Voyager is a poignant tale of two lovers finding each other again, embarking on a whirlwind journey filled with danger on the high seas and the constant peril of Jamie's past catching up with them. As the third in what is now a seven-book series (according to the author there will be a Book 8, possibly a Book 9) of Claire Randall Fraser and her Highlander husband Jamie, the story is an integral step in a bestselling and surprisingly rich tale spanning the time from the Scottish Rising of 1745, to the American Revolution.

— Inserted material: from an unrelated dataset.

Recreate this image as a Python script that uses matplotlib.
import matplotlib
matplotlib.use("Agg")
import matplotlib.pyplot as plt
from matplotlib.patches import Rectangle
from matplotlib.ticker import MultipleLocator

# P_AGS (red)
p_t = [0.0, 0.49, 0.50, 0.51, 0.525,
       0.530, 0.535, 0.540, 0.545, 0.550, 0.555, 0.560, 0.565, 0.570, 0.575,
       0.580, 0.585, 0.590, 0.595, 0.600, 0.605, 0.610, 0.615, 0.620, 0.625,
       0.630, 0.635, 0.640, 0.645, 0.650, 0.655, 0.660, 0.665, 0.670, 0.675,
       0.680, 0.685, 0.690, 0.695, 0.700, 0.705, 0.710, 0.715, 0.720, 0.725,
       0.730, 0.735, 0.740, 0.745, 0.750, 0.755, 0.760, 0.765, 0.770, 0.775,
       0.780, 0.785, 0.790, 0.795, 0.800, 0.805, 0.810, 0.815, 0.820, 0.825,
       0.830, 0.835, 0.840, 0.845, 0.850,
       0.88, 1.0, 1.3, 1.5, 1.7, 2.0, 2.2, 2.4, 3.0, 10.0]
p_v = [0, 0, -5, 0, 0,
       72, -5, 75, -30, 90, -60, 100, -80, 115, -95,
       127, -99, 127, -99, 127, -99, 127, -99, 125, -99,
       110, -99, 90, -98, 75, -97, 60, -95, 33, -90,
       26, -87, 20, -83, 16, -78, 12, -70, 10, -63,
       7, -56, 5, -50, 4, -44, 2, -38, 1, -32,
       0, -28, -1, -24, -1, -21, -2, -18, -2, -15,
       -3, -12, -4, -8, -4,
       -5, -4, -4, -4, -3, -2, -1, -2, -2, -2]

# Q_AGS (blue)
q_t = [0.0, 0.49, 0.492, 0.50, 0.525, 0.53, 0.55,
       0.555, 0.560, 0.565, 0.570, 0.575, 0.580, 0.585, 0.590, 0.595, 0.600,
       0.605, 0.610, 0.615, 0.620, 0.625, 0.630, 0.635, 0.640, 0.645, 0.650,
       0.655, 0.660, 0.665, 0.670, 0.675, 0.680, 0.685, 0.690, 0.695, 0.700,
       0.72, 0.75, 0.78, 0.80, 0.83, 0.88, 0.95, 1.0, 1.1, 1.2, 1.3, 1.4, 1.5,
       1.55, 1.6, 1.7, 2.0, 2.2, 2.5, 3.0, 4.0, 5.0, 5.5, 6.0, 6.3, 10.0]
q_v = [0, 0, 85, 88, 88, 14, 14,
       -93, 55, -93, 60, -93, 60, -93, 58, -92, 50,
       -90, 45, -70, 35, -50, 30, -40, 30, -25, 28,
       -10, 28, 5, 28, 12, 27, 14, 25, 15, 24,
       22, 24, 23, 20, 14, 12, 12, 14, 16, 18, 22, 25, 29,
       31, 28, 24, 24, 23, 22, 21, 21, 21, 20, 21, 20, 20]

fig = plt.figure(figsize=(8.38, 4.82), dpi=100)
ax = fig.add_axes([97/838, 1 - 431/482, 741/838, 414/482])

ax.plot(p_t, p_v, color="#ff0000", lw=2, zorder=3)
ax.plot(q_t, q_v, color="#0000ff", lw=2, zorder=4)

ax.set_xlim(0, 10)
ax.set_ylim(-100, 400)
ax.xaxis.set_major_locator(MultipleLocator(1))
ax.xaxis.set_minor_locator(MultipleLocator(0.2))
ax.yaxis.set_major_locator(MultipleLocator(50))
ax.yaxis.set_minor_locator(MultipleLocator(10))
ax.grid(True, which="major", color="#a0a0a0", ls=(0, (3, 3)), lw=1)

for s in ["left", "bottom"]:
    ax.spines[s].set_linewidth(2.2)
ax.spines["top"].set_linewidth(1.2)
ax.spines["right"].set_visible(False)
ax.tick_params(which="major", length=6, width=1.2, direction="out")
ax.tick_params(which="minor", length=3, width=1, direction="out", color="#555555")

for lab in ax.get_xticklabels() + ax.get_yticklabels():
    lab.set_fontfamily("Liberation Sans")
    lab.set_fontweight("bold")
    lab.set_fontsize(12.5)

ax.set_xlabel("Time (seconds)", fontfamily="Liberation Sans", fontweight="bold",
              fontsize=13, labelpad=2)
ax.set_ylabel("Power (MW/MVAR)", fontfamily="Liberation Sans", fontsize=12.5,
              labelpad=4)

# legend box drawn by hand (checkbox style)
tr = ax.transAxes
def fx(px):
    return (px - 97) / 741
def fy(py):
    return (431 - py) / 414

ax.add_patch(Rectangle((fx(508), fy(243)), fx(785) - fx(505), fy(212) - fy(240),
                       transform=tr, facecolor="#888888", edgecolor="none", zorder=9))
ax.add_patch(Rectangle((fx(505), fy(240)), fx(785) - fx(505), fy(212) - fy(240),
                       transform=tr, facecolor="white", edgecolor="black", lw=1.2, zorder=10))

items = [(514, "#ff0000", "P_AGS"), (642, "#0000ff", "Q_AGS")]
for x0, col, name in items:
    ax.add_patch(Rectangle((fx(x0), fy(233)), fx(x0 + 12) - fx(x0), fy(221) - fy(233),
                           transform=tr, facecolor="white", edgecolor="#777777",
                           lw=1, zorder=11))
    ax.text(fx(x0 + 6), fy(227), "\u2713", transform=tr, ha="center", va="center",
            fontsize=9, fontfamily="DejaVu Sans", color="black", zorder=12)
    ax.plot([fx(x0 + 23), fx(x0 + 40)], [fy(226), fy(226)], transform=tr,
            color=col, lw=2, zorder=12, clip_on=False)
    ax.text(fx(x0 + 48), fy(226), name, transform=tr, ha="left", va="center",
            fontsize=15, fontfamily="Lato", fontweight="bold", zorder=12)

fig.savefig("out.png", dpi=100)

"I can't tell you which of these books are my favorite because I love all of them. You can't help but to fall in love with all of the characters in the books, ok their are some that you can't help but hate. I think that a good book needs to have a little bit of everything and if that is what you are looking for these are the books.

After searching for her one true love Claire Randall returns to the 1700's Scottland to find her Jamie. They fall right back into what they had before Jamie sent her away. After many trials and a long journey the two of them settle down in the colonies to start their lives over again."